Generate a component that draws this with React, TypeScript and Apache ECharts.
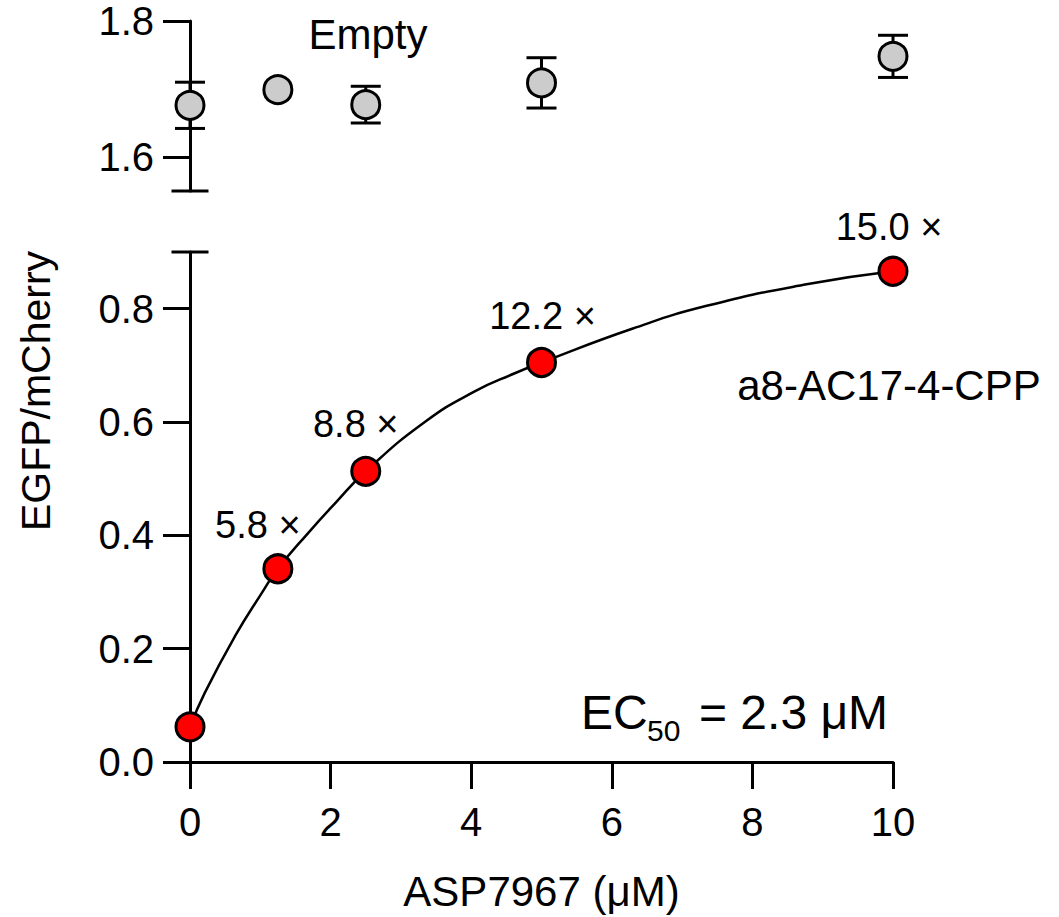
import React, { useEffect, useRef } from "react";
import * as echarts from "echarts";

// ---- data ----
const concentrations = [0, 1.25, 2.5, 5, 10];
const emptyMeans = [1.676, 1.699, 1.677, 1.709, 1.748];
const emptyErrors = [0.034, 0, 0.027, 0.037, 0.031];
const a8Means = [0.062, 0.341, 0.513, 0.705, 0.866];
const foldLabels = ["", "5.8 ×", "8.8 ×", "12.2 ×", "15.0 ×"];
const fitX = [0, 0.21, 0.64, 1.02, 1.25, 1.68, 2.06, 2.5, 3.34, 4.05, 4.62, 5, 6.3, 7.35, 8.77, 10];
const fitY = [0.062, 0.122, 0.222, 0.298, 0.341, 0.404, 0.456, 0.513, 0.6, 0.654, 0.686, 0.705, 0.765, 0.805, 0.843, 0.866];
const topTicks = [1.6, 1.8];
const bottomTicks = [0, 0.2, 0.4, 0.6, 0.8];
const topRange = [1.55, 1.8];
const bottomRange = [0, 0.9];
const xRange = [0, 10];

// ---- styles ----
const FONT = "'Liberation Sans', Arial, Helvetica, sans-serif";
const labelOffsets = [
  [0, 0],
  [-20, 0],
  [-10, -4],
  [1, -3],
  [-4, -1],
];

export default function App() {
  const ref = useRef<HTMLDivElement>(null);

  useEffect(() => {
    document.body.style.margin = "0";
    const chart = echarts.init(ref.current!, null, { renderer: "svg" });

    const lineStyle = { color: "#000", width: 3 };
    const tickLabel = {
      fontSize: 40,
      color: "#000",
      fontFamily: FONT,
    };

    const capSeries = (gridIdx: number, y: number) => ({
      type: "custom",
      xAxisIndex: gridIdx,
      yAxisIndex: gridIdx,
      silent: true,
      z: 1,
      data: [[xRange[0], y]],
      renderItem: (params: any, api: any) => {
        const p = api.coord([api.value(0), api.value(1)]);
        return {
          type: "line",
          shape: { x1: p[0] - 18.5, y1: p[1], x2: p[0] + 18.5, y2: p[1] },
          style: { stroke: "#000", lineWidth: 3 },
        };
      },
    });

    const option: any = {
      animation: false,
      textStyle: { fontFamily: FONT },
      grid: [
        { left: 190, width: 703, top: 21, height: 170 },
        { left: 190, width: 703, top: 252, height: 511 },
      ],
      xAxis: [
        {
          gridIndex: 0,
          type: "value",
          min: xRange[0],
          max: xRange[1],
          show: false,
        },
        {
          gridIndex: 1,
          type: "value",
          min: xRange[0],
          max: xRange[1],
          interval: 2,
          axisLine: { show: true, lineStyle },
          axisTick: { show: true, length: 27, lineStyle },
          axisLabel: { ...tickLabel, margin: 40 },
          splitLine: { show: false },
          name: "ASP7967 (μM)",
          nameLocation: "middle",
          nameGap: 108,
          nameTextStyle: { fontSize: 42, color: "#000", fontFamily: FONT },
        },
      ],
      yAxis: [
        {
          gridIndex: 0,
          type: "value",
          min: topRange[0],
          max: topRange[1],
          axisLine: { show: true, lineStyle },
          axisTick: { show: true, length: 27, lineStyle, customValues: topTicks },
          axisLabel: {
            ...tickLabel,
            margin: 36,
            customValues: topTicks,
            formatter: (v: number) => v.toFixed(1),
          },
          splitLine: { show: false },
        },
        {
          gridIndex: 1,
          type: "value",
          min: bottomRange[0],
          max: bottomRange[1],
          axisLine: { show: true, lineStyle },
          axisTick: { show: true, length: 27, lineStyle, customValues: bottomTicks },
          axisLabel: {
            ...tickLabel,
            margin: 36,
            customValues: bottomTicks,
            formatter: (v: number) => v.toFixed(1),
          },
          splitLine: { show: false },
        },
      ],
      series: [
        capSeries(0, topRange[0]),
        capSeries(1, bottomRange[1]),
        {
          type: "custom",
          xAxisIndex: 0,
          yAxisIndex: 0,
          z: 2,
          silent: true,
          data: concentrations.map((x, i) => [x, emptyMeans[i], emptyErrors[i]]),
          renderItem: (params: any, api: any) => {
            const x = api.value(0);
            const m = api.value(1);
            const e = api.value(2);
            if (!e) return null;
            const t = api.coord([x, m + e]);
            const b = api.coord([x, m - e]);
            const hw = 15;
            const st = { stroke: "#000", lineWidth: 3 };
            return {
              type: "group",
              children: [
                { type: "line", shape: { x1: t[0], y1: t[1], x2: b[0], y2: b[1] }, style: st },
                { type: "line", shape: { x1: t[0] - hw, y1: t[1], x2: t[0] + hw, y2: t[1] }, style: st },
                { type: "line", shape: { x1: b[0] - hw, y1: b[1], x2: b[0] + hw, y2: b[1] }, style: st },
              ],
            };
          },
        },
        {
          type: "scatter",
          xAxisIndex: 0,
          yAxisIndex: 0,
          z: 5,
          symbol: "circle",
          symbolSize: 28,
          itemStyle: { color: "#cccccc", borderColor: "#000", borderWidth: 3, opacity: 1 },
          data: concentrations.map((x, i) => [x, emptyMeans[i]]),
        },
        {
          type: "line",
          xAxisIndex: 1,
          yAxisIndex: 1,
          z: 3,
          smooth: 0.5,
          symbol: "none",
          lineStyle: { color: "#000", width: 2.5 },
          data: fitX.map((x, i) => [x, fitY[i]]),
        },
        {
          type: "scatter",
          xAxisIndex: 1,
          yAxisIndex: 1,
          z: 5,
          symbol: "circle",
          symbolSize: 28,
          itemStyle: { color: "#ff0000", borderColor: "#000", borderWidth: 3, opacity: 1 },
          data: concentrations.map((x, i) => ({
            value: [x, a8Means[i]],
            label: {
              show: foldLabels[i] !== "",
              formatter: foldLabels[i],
              position: "top",
              distance: 9,
              offset: labelOffsets[i],
              fontSize: 38,
              color: "#000",
              fontFamily: FONT,
            },
          })),
        },
      ],
      graphic: [
        {
          type: "text",
          x: 368,
          y: 34,
          style: {
            text: "Empty",
            fontSize: 42,
            fontFamily: FONT,
            fill: "#000",
            align: "center",
            verticalAlign: "middle",
          },
        },
        {
          type: "text",
          x: 889,
          y: 385,
          style: {
            text: "a8-AC17-4-CPP",
            fontSize: 42,
            fontFamily: FONT,
            fill: "#000",
            align: "center",
            verticalAlign: "middle",
          },
        },
        {
          type: "text",
          x: 581,
          y: 712,
          style: {
            text: "EC",
            fontSize: 48,
            fontFamily: FONT,
            fill: "#000",
            align: "left",
            verticalAlign: "middle",
          },
        },
        {
          type: "text",
          x: 647,
          y: 730,
          style: {
            text: "50",
            fontSize: 30,
            fontFamily: FONT,
            fill: "#000",
            align: "left",
            verticalAlign: "middle",
          },
        },
        {
          type: "text",
          x: 699,
          y: 712,
          style: {
            text: "= 2.3 μM",
            fontSize: 48,
            fontFamily: FONT,
            fill: "#000",
            align: "left",
            verticalAlign: "middle",
          },
        },
        {
          type: "text",
          x: 36,
          y: 391,
          rotation: Math.PI / 2,
          style: {
            text: "EGFP/mCherry",
            fontSize: 41,
            fontFamily: FONT,
            fill: "#000",
            align: "center",
            verticalAlign: "middle",
          },
        },
      ],
    };

    chart.setOption(option);
    return () => chart.dispose();
  }, []);

  return <div ref={ref} style={{ width: 1059, height: 917 }} />;
}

**********

PROBLEM REQUIREMENTS =
Print, exactly as written, the lines above from the first one to the one containing "import * as". Leave out pictures.

RESULT FOR THIS TASK =
Generate a component that draws this with React, TypeScript and Apache ECharts.
import React, { useEffect, useRef } from "react";
import * as echarts from "echarts";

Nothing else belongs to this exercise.